(Records from a data source)
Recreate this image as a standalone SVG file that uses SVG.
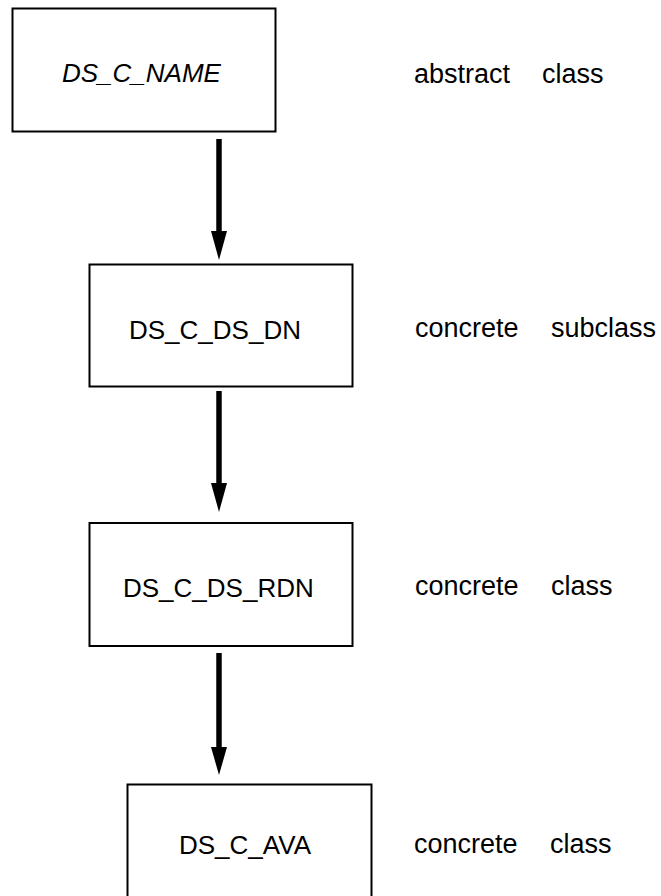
<svg xmlns="http://www.w3.org/2000/svg" width="661" height="896" viewBox="0 0 661 896">
<defs>
<style>
.box{fill:#fff;stroke:#000;stroke-width:2}
.t{font-family:"Liberation Sans",Arial,sans-serif;font-size:26px;fill:#000}
.lb{font-size:27px}
.it{font-style:italic}
.shaft{stroke:#000;stroke-width:5.5;fill:none}
.head{fill:#000}
</style>
</defs>
<rect width="661" height="896" fill="#fff"/>
<g id="connectors">
<line class="shaft" x1="219" y1="139" x2="219" y2="234"/>
<polygon class="head" points="211,231 227,231 219,260"/>
<line class="shaft" x1="219" y1="391" x2="219" y2="486"/>
<polygon class="head" points="211,483 227,483 219,512"/>
<line class="shaft" x1="219" y1="653" x2="219" y2="750"/>
<polygon class="head" points="211,747 227,747 219,775"/>
</g>
<g id="node-ds-c-name">
<rect class="box" x="12.5" y="8.5" width="263" height="123"/>
<text class="t it" x="62" y="82">DS_C_NAME</text>
</g>
<g id="node-ds-c-ds-dn">
<rect class="box" x="89.5" y="264.5" width="263" height="122"/>
<text class="t" x="129" y="339">DS_C_DS_DN</text>
</g>
<g id="node-ds-c-ds-rdn">
<rect class="box" x="89.5" y="523" width="263" height="123"/>
<text class="t" x="123" y="597">DS_C_DS_RDN</text>
</g>
<g id="node-ds-c-ava">
<rect class="box" x="127.5" y="784.5" width="244" height="130"/>
<text class="t" x="179" y="854">DS_C_AVA</text>
</g>
<g id="labels">
<text class="t lb"><tspan x="414" y="83">abstract</tspan><tspan x="542" y="83">class</tspan></text>
<text class="t lb"><tspan x="415" y="337">concrete</tspan><tspan x="551" y="337">subclass</tspan></text>
<text class="t lb"><tspan x="415" y="595">concrete</tspan><tspan x="551" y="595">class</tspan></text>
<text class="t lb"><tspan x="414" y="853">concrete</tspan><tspan x="550" y="853">class</tspan></text>
</g>
</svg>
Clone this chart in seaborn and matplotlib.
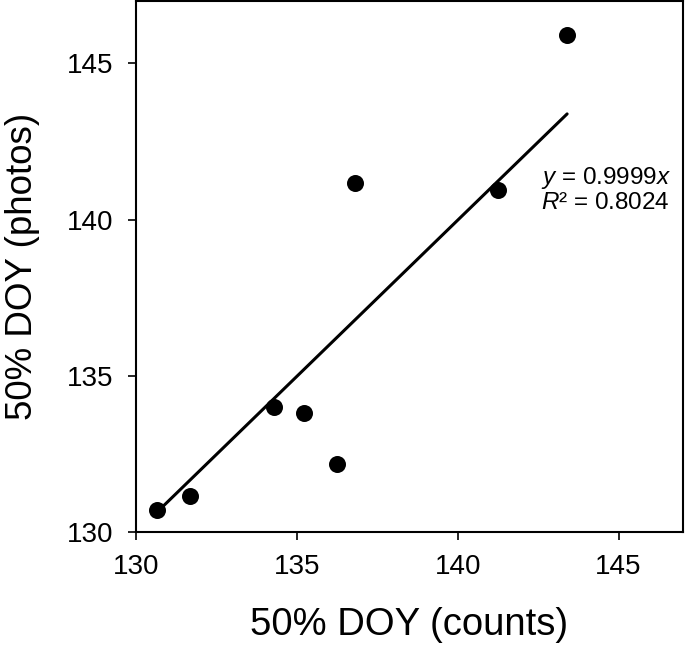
import seaborn as sns
import pandas as pd
import numpy as np
import matplotlib.pyplot as plt

# 50% DOY values
counts = [130.65, 131.67, 134.3, 135.23, 136.25, 136.8, 141.24, 143.4]
photos = [130.7, 131.15, 134.0, 133.8, 132.17, 141.16, 140.94, 145.9]
slope = 0.9999
r2 = 0.8024


def make_plot(df):
    sns.set_theme(style='ticks')
    plt.rcParams['font.family'] = ['Liberation Sans', 'DejaVu Sans']
    plt.rcParams['mathtext.fontset'] = 'custom'
    plt.rcParams['mathtext.it'] = 'Liberation Sans:italic'
    plt.rcParams['mathtext.rm'] = 'Liberation Sans'
    plt.rcParams['text.color'] = 'black'
    plt.rcParams['axes.labelcolor'] = 'black'

    fig = plt.figure(figsize=(6.85, 6.49), dpi=100)
    ax = fig.add_axes([0.1985, 0.180, 0.7985, 0.8185])

    sns.scatterplot(data=df, x='counts', y='photos', ax=ax, color='black',
                    s=150, edgecolor='black', linewidth=0, zorder=3)

    # trend line forced through origin
    xs = np.array([df['counts'].min(), df['counts'].max()])
    ax.plot(xs, slope * xs, color='black', linewidth=2.2, zorder=2)

    ax.text(0.74, 0.667, r'$\it{y}$ = ' + f'{slope}' + r'$\it{x}$', transform=ax.transAxes,
            fontsize=17.5, va='center')
    ax.text(0.74, 0.619, r'$\it{R}$² = ' + f'{r2}', transform=ax.transAxes,
            fontsize=17.5, va='center')

    ax.set_xlim(130, 147)
    ax.set_ylim(130, 147)
    ax.set_xticks([130, 135, 140, 145])
    ax.set_yticks([130, 135, 140, 145])
    ax.tick_params(axis='both', labelsize=20, length=6, width=1.2, color='black',
                   labelcolor='black', pad=10)
    for sp in ax.spines.values():
        sp.set_visible(True)
        sp.set_color('black')
        sp.set_linewidth(1.5)

    ax.set_xlabel('50% DOY (counts)', fontsize=27.5)
    ax.set_ylabel('50% DOY (photos)', fontsize=26.5)
    ax.xaxis.set_label_coords(0.5, -0.14)
    ax.yaxis.set_label_coords(-0.176, 0.5)

    plt.savefig('out.png', dpi=100)
    plt.close()


def main():
    df = pd.DataFrame({'counts': counts, 'photos': photos})
    make_plot(df)


if __name__ == '__main__':
    main()
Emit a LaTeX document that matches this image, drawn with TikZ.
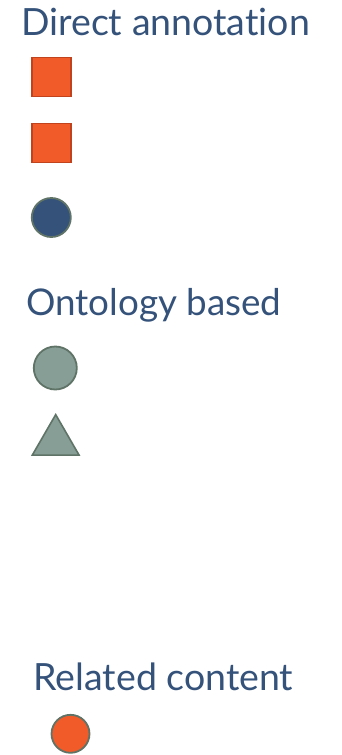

▶ WHAT THE TASK ASKS
Everything from the first line of the records through the line containing "import matplotlib.pyplot as plt" should be reproduced exactly, apart from the pictures.

▶ OUTPUT BELOW
Recreate this image as a standalone SVG file that uses SVG.
<svg xmlns="http://www.w3.org/2000/svg" width="661" height="896" viewBox="0 0 661 896">
<defs>
<style>
.box{fill:#fff;stroke:#000;stroke-width:2}
.t{font-family:"Liberation Sans",Arial,sans-serif;font-size:26px;fill:#000}
.lb{font-size:27px}
.it{font-style:italic}
.shaft{stroke:#000;stroke-width:5.5;fill:none}
.head{fill:#000}
</style>
</defs>
<rect width="661" height="896" fill="#fff"/>
<g id="connectors">
<line class="shaft" x1="219" y1="139" x2="219" y2="234"/>
<polygon class="head" points="211,231 227,231 219,260"/>
<line class="shaft" x1="219" y1="391" x2="219" y2="486"/>
<polygon class="head" points="211,483 227,483 219,512"/>
<line class="shaft" x1="219" y1="653" x2="219" y2="750"/>
<polygon class="head" points="211,747 227,747 219,775"/>
</g>
<g id="node-ds-c-name">
<rect class="box" x="12.5" y="8.5" width="263" height="123"/>
<text class="t it" x="62" y="82">DS_C_NAME</text>
</g>
<g id="node-ds-c-ds-dn">
<rect class="box" x="89.5" y="264.5" width="263" height="122"/>
<text class="t" x="129" y="339">DS_C_DS_DN</text>
</g>
<g id="node-ds-c-ds-rdn">
<rect class="box" x="89.5" y="523" width="263" height="123"/>
<text class="t" x="123" y="597">DS_C_DS_RDN</text>
</g>
<g id="node-ds-c-ava">
<rect class="box" x="127.5" y="784.5" width="244" height="130"/>
<text class="t" x="179" y="854">DS_C_AVA</text>
</g>
<g id="labels">
<text class="t lb"><tspan x="414" y="83">abstract</tspan><tspan x="542" y="83">class</tspan></text>
<text class="t lb"><tspan x="415" y="337">concrete</tspan><tspan x="551" y="337">subclass</tspan></text>
<text class="t lb"><tspan x="415" y="595">concrete</tspan><tspan x="551" y="595">class</tspan></text>
<text class="t lb"><tspan x="414" y="853">concrete</tspan><tspan x="550" y="853">class</tspan></text>
</g>
</svg>
Clone this chart in seaborn and matplotlib.
import seaborn as sns
import pandas as pd
import numpy as np
import matplotlib.pyplot as plt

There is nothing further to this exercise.